━━━━━ Exercise data ━━━━━

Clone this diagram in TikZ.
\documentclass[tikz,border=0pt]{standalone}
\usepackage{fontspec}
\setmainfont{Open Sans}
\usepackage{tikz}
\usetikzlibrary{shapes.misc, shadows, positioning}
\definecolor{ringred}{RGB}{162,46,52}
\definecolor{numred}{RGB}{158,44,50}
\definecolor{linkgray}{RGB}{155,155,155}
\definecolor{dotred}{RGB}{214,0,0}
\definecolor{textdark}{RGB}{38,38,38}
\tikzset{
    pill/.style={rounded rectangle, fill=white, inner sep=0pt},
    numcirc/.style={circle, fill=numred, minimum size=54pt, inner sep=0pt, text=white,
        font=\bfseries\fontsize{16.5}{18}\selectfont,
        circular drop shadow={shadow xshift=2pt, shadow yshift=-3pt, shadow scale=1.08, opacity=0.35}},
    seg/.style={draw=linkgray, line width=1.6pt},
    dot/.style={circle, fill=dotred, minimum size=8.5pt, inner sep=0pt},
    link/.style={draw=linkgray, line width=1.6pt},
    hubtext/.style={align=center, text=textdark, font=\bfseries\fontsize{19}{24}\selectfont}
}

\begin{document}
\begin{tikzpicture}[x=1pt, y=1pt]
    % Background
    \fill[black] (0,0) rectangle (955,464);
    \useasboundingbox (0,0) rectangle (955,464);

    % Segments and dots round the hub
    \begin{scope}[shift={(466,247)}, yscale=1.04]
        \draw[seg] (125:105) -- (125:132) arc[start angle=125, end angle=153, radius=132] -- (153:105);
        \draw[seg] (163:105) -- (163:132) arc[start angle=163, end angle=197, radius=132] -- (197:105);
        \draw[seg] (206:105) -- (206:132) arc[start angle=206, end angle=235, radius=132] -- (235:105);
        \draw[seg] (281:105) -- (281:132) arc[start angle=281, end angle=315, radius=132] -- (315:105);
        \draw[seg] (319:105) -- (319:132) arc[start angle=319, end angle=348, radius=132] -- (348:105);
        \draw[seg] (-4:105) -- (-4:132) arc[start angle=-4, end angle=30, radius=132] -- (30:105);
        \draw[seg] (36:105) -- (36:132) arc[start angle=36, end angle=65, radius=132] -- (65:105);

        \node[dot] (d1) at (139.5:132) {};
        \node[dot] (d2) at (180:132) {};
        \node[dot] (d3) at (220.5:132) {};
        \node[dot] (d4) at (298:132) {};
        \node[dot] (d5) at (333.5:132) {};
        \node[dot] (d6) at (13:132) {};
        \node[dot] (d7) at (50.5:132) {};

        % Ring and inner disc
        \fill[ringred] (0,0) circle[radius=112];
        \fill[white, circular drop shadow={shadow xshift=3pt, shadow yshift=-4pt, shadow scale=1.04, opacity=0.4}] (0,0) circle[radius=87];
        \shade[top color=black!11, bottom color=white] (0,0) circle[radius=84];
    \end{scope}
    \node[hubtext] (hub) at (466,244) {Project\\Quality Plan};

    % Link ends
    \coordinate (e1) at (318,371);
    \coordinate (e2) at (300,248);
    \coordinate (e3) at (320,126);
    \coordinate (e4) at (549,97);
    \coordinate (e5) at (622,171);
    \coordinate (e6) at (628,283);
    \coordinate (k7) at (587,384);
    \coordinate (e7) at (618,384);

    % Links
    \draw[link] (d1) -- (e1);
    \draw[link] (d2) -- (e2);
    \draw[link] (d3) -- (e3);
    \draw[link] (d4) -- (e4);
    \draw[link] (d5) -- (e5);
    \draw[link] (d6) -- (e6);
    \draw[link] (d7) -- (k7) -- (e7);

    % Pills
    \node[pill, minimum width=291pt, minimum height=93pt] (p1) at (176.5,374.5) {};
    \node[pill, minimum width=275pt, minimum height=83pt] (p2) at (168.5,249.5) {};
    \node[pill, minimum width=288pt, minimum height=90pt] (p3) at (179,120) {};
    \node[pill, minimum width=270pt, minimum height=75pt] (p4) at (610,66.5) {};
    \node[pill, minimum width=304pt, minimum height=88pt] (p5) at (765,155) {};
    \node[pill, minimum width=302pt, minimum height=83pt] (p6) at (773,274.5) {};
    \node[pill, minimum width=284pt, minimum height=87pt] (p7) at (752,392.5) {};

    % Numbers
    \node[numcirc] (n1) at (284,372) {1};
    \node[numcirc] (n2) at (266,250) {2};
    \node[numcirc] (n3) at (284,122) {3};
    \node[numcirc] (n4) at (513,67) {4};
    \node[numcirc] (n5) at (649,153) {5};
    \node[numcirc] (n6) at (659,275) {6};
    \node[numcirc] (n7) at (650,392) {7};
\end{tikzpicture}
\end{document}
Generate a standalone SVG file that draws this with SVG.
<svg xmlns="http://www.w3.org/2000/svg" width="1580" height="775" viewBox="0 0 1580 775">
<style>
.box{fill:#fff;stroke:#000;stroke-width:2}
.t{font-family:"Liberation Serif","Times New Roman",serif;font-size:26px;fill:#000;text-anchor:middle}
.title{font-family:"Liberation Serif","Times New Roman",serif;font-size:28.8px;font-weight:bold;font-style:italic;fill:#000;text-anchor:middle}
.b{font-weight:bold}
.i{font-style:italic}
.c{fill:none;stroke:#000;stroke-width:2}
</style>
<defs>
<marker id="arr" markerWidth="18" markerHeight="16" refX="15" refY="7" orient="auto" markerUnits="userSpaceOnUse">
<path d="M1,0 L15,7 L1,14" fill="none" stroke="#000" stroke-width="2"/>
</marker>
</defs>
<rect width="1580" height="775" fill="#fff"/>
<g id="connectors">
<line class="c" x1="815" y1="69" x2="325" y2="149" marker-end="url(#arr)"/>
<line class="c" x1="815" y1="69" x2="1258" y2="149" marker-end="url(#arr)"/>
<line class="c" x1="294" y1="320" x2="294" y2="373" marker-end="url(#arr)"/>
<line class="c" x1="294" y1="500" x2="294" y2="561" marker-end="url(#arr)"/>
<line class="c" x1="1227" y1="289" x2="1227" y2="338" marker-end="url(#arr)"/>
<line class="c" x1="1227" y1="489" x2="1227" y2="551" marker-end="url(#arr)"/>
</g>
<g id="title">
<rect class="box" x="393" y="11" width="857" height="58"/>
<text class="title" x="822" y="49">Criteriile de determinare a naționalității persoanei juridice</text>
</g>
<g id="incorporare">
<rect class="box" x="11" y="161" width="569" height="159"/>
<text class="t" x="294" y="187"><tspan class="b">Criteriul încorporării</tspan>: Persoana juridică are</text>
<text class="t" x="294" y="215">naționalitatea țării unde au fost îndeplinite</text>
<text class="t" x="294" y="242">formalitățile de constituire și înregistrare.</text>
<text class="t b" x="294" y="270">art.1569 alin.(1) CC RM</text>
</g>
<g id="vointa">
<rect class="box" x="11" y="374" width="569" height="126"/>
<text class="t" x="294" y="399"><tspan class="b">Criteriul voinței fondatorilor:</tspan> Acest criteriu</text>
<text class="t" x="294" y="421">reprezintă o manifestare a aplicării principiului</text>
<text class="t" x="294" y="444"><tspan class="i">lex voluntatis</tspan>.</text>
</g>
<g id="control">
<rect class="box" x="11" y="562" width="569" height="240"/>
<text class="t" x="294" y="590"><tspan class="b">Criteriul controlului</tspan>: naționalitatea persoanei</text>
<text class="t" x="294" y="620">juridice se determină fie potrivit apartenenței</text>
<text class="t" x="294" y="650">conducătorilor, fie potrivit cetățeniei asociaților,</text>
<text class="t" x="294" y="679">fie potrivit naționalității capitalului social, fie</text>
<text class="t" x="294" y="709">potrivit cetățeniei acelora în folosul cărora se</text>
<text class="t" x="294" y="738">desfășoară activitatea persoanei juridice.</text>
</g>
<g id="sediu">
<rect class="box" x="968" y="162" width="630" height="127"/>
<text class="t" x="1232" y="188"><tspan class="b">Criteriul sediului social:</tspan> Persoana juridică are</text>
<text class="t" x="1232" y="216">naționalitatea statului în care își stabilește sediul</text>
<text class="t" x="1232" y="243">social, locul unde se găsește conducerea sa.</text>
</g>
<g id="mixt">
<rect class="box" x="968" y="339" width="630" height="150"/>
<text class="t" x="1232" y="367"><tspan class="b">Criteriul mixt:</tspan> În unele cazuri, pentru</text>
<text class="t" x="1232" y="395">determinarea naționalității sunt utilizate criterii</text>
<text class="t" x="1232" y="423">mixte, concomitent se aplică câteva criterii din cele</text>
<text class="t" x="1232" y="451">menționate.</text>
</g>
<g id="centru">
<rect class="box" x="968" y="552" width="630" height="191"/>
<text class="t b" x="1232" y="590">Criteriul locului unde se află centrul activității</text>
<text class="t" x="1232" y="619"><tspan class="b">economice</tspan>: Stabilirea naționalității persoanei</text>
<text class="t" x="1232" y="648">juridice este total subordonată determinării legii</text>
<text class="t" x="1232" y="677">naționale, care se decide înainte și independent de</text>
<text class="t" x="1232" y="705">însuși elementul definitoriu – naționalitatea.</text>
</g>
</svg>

━━━━━

» Given exercise: Where a line in the material above holds "standalone", copy that line.

» Response to this task:
\documentclass[tikz,border=0pt]{standalone}
Generate a standalone SVG file that draws this with SVG.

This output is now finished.